A Kirkcaldy man has put pen to paper to win a national writing competition run by the Scottish Book Trust.
Melvin Barnes submitted a short story about his memories of being in the merchant navy aboard the Holmside Motor Vessel and it has been published in a new book.
Melvin, who has previously entered the writing contest, beat off competition from over 300 other entries to win a place in a book called “Treasures”.
His piece, called “Her Yard No is 867”, features alongside work from 40 other winners and celebrity contributors such as John and Carole E. Barrowman, Denise Mina and Mairi Hedderwick.
Melvin said: “I love to write and am a big fan of the Scottish Book Trust which encourages literacy. This is the third time I have entered one of their writing competitions.
‘‘When I was 17 I was in the merchant navy and the memories I have of that time are among the happiest I have ever had. The story is about the adventures I had aboard the Holmside - an amazing ship.”
The competition was held by the Trust, the leading agency for the promotion of literature, reading and writing in Scotland, and it encouraged members of the public to write, read and share stories about an object special to them.
Contributions arrived in a variety of forms including poems, diary entries and stories, and these previously untold accounts of unexpected objects included pieces about a VHS tape, a rucksack and a chip of concrete.
To celebrate the second year of Book Week Scotland (November 25 – December 1 2013) more than 150,000 free copies of “Treasures” will be gifted to people throughout the country.

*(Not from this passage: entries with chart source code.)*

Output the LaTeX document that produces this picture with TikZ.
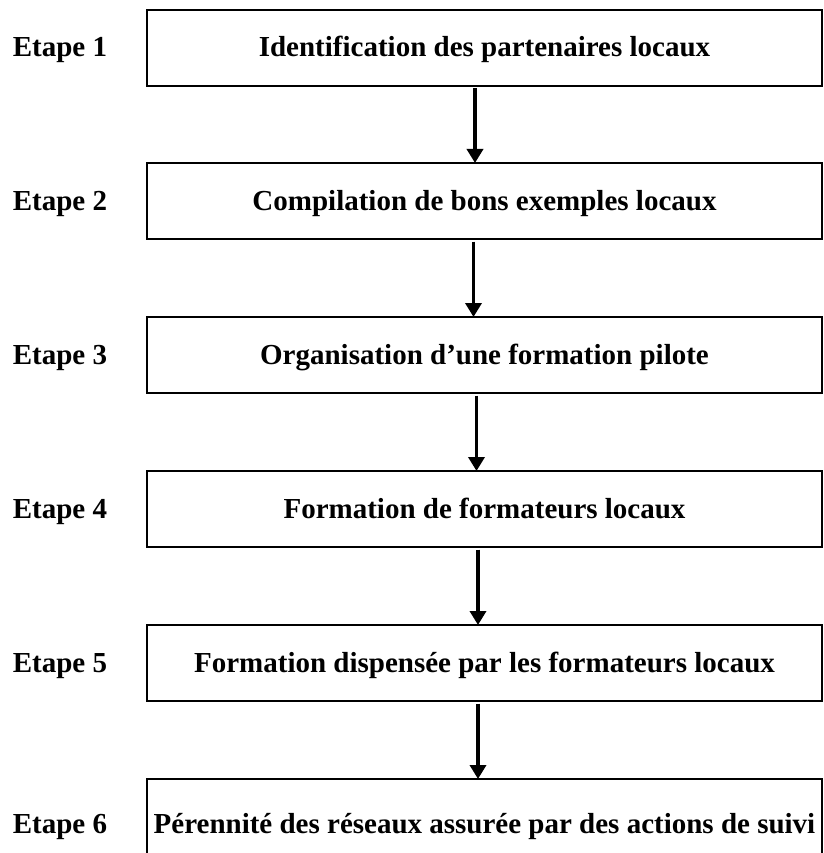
\documentclass[tikz,border=0pt]{standalone}
\usepackage{fontspec}
\setmainfont{Liberation Serif}
\usetikzlibrary{arrows.meta}
\begin{document}
\begin{tikzpicture}[x=1pt,y=-1pt,
  every node/.style={font=\fontsize{29}{32}\selectfont\bfseries},
  stepbox/.style={draw, line width=2.2pt, minimum width=675pt, inner sep=0pt, outer sep=0pt,
    text height=47pt, text depth=29pt, anchor=north},
  steplabel/.style={anchor=base, inner sep=0pt},
  arr/.style={line width=3.5pt, -{Triangle[length=14pt,width=16pt]}, shorten <=2.5pt}]
\useasboundingbox (0,0) rectangle (823,853);
\clip (0,0) rectangle (823,853);
\node[stepbox] (b1) at (484.5,10) {Identification des partenaires locaux};
\node[stepbox] (b2) at (484.5,163) {Compilation de bons exemples locaux};
\node[stepbox] (b3) at (484.5,317) {Organisation d’une formation pilote};
\node[stepbox] (b4) at (484.5,471) {Formation de formateurs locaux};
\node[stepbox] (b5) at (484.5,625) {Formation dispensée par les formateurs locaux};
\node[stepbox, text height=54pt, text depth=40pt] (b6) at (484.5,779) {Pérennité des réseaux assurée par des actions de suivi};
\node[steplabel] (e1) at (60,57) {Etape 1};
\node[steplabel] (e2) at (60,210) {Etape 2};
\node[steplabel] (e3) at (60,364) {Etape 3};
\node[steplabel] (e4) at (60,518) {Etape 4};
\node[steplabel] (e5) at (60,672) {Etape 5};
\node[steplabel] (e6) at (60,833) {Etape 6};
\draw[arr] ([xshift=-9.5pt]b1.south) -- ([xshift=-9.5pt]b2.north);
\draw[arr] ([xshift=-11pt]b2.south) -- ([xshift=-11pt]b3.north);
\draw[arr] ([xshift=-8pt]b3.south) -- ([xshift=-8pt]b4.north);
\draw[arr] ([xshift=-6.5pt]b4.south) -- ([xshift=-6.5pt]b5.north);
\draw[arr] ([xshift=-6.5pt]b5.south) -- ([xshift=-6.5pt]b6.north);
\end{tikzpicture}
\end{document}
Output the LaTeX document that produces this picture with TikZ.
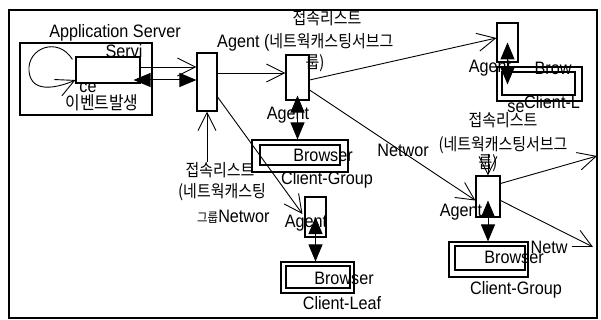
\documentclass[tikz,border=0pt]{standalone}
\usepackage{fontspec}
\setmainfont{Liberation Sans}[FakeStretch=0.9]
\newfontfamily\krfont{Noto Sans CJK KR}[FakeStretch=0.88]
\usetikzlibrary{arrows.meta}
\begin{document}
\begin{tikzpicture}[x=1pt,y=-1pt,
  box/.style={draw, line width=1.1pt, inner sep=0, minimum width=#1},
  txt/.style={inner sep=0, font=\fontsize{18}{19}\selectfont},
  ko/.style={inner sep=0, font=\krfont\fontsize{17}{18}\selectfont},
  openarr/.style={-{Straight Barb[length=18pt,width=18pt,line width=0.9pt]}, line width=0.9pt},
  dbl/.style={{Triangle[length=17pt,width=14pt]}-{Triangle[length=17pt,width=14pt]}, line width=1pt},
]
\useasboundingbox (0,0) rectangle (601,320);
% frame
\draw[line width=1.2pt] (9,10) rectangle (597,318);
\draw[line width=2.5pt] (9,10) -- (597,10);

% boxes
\node[box=132pt, minimum height=72pt] (appsrv) at (86,79) {};
\node[box=64pt, minimum height=26pt] (service) at (108,70) {};
\node[box=20pt, minimum height=58pt] (agent1) at (207,82) {};
\node[box=23pt, minimum height=45pt] (agent2) at (297.5,77.5) {};
\node[box=21pt, minimum height=40pt] (agent3) at (315.5,217) {};
\node[box=21pt, minimum height=39pt] (agent4) at (507.5,42.5) {};
\node[box=24pt, minimum height=41pt] (agent5) at (488,196.5) {};
\node[box=96pt, minimum height=32pt] (bgoneo) at (300,156) {};
\node[box=80pt, minimum height=20pt] (bgonei) at (300,155) {};
\node[box=73pt, minimum height=31pt] (bleafo) at (317.5,277.5) {};
\node[box=64pt, minimum height=22pt] (bleafi) at (318,277) {};
\node[box=85pt, minimum height=34pt] (btwoo) at (539.5,84) {};
\node[box=73pt, minimum height=23pt] (btwoi) at (538.5,83.5) {};
\node[box=79pt, minimum height=35pt] (bgtwoo) at (488.5,259.5) {};
\node[box=70pt, minimum height=24pt] (bgtwoi) at (490,258) {};

% texts
\node[txt] (tapp) at (115,33) {Application Server};
\node[txt] (tservi) at (124,51) {Servi};
\node[txt] (tce) at (88,88) {ce};
\node[ko, font=\krfont\fontsize{18}{19}\selectfont] (tevent) at (102,103) {이벤트발생};
\node[ko] (tlistA) at (327,18) {접속리스트};
\node[txt, anchor=west] (tagentA) at (217,42) {Agent ({\krfont\fontsize{17}{18}\selectfont 네트웍캐스팅서브그}};
\node[ko] (tgroupA) at (315,63) {룹)};
\node[txt] (tagent2) at (288,115) {Agent};
\node[txt] (tbrowser1) at (323,155) {Browser};
\node[txt] (tcg1) at (327,180) {Client-Group};
\node[ko] (tlistL1) at (220,170) {접속리스트};
\node[ko] (tlistL2) at (222,192) {(네트웍캐스팅};
\node[txt, anchor=west] (tlistL3) at (197,217) {{\krfont\fontsize{13}{14}\selectfont 그룹}Networ};
\node[txt] (tagent3) at (306,223) {Agent};
\node[txt] (tbrowser3) at (344,278) {Browser};
\node[txt] (tcleaf) at (342,303) {Client-Leaf};
\node[txt] (tagent4) at (490,68) {Agent};
\node[txt] (tbrow) at (553,68) {Brow};
\node[txt] (tse) at (516,108) {se};
\node[txt] (tclientl) at (552,102) {Client-L};
\node[ko] (tlistB1) at (503,120) {접속리스트};
\node[ko] (tlistB2) at (503,145) {(네트웍캐스팅서브그};
\node[ko] (tgroupB) at (488,163) {룹)};
\node[txt] (tnetwor) at (403,150) {Networ};
\node[txt] (tagent5) at (461,212) {Agent};
\node[txt] (tbrowser5) at (514,257) {Browser};
\node[txt] (tnetw) at (549,247) {Netw};
\node[txt] (tcg2) at (516,290) {Client-Group};

% connectors
\coordinate (loopL) at (29,71);
\draw[openarr] ([shift={(-3,3)}]service.north west) .. controls (58,36) and (27,48) .. (loopL)
  .. controls (31,96) and (62,86) .. ([yshift=-10pt]service.west);
\draw[openarr] ([yshift=3pt]service.east) -- ([yshift=3pt]service.east -| agent1.west);
\draw[dbl] ([xshift=-7pt,yshift=-10pt]service.east) -- ([yshift=-10pt]service.east -| agent1.west);
\draw[openarr] (agent1.south |- tlistL1.north) -- (agent1.south);
\draw[openarr] ([yshift=9pt]agent1.east) -- ([yshift=9pt]agent1.east -| agent2.west);
\draw[openarr] ([yshift=-15pt]agent1.east) -- ([xshift=-2pt,yshift=3pt]agent3.west);
\draw[dbl] ([yshift=5pt]agent2.south) -- (agent2.south |- bgoneo.north);
\draw[openarr] ([yshift=-2.5pt]agent2.east) -- ([yshift=4.5pt]agent4.west);
\draw[openarr] ([yshift=-12.5pt]agent2.east) -- ([yshift=-4pt]agent5.west);
\draw[dbl] (agent3.center) -- (agent3.center |- bleafo.north);
\draw[dbl] (agent4.center) -- ([yshift=-18pt]agent4.center |- btwoo.north);
\draw[dbl] ([yshift=-4pt]agent5.center) -- (agent5.center |- bgtwoo.north);
\draw[openarr] (agent5.north |- tlistB2.south) -- (agent5.north);
\coordinate (rtone) at (597,156);
\coordinate (rttwo) at (593,247);
\draw[openarr] ([yshift=13pt]agent5.east) -- (rtone);
\draw[openarr] ([yshift=-4pt]agent5.east) -- (rttwo);
\end{tikzpicture}
\end{document}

The books will be distributed in local bookshops, public libraries, National Trust and Historic Scotland properties and train stations. All the entries are also available to read at www.bookweekscotland.com.
Philippa Cochrane, head of reader development, said: “The winning stories from the “Treasures” campaign give a fascinating and heart-warming insight into the valued objects that have shaped people’s lives.
‘‘We are delighted to be able to publish them so that they may be enjoyed by others and, most importantly, may never be forgotten.”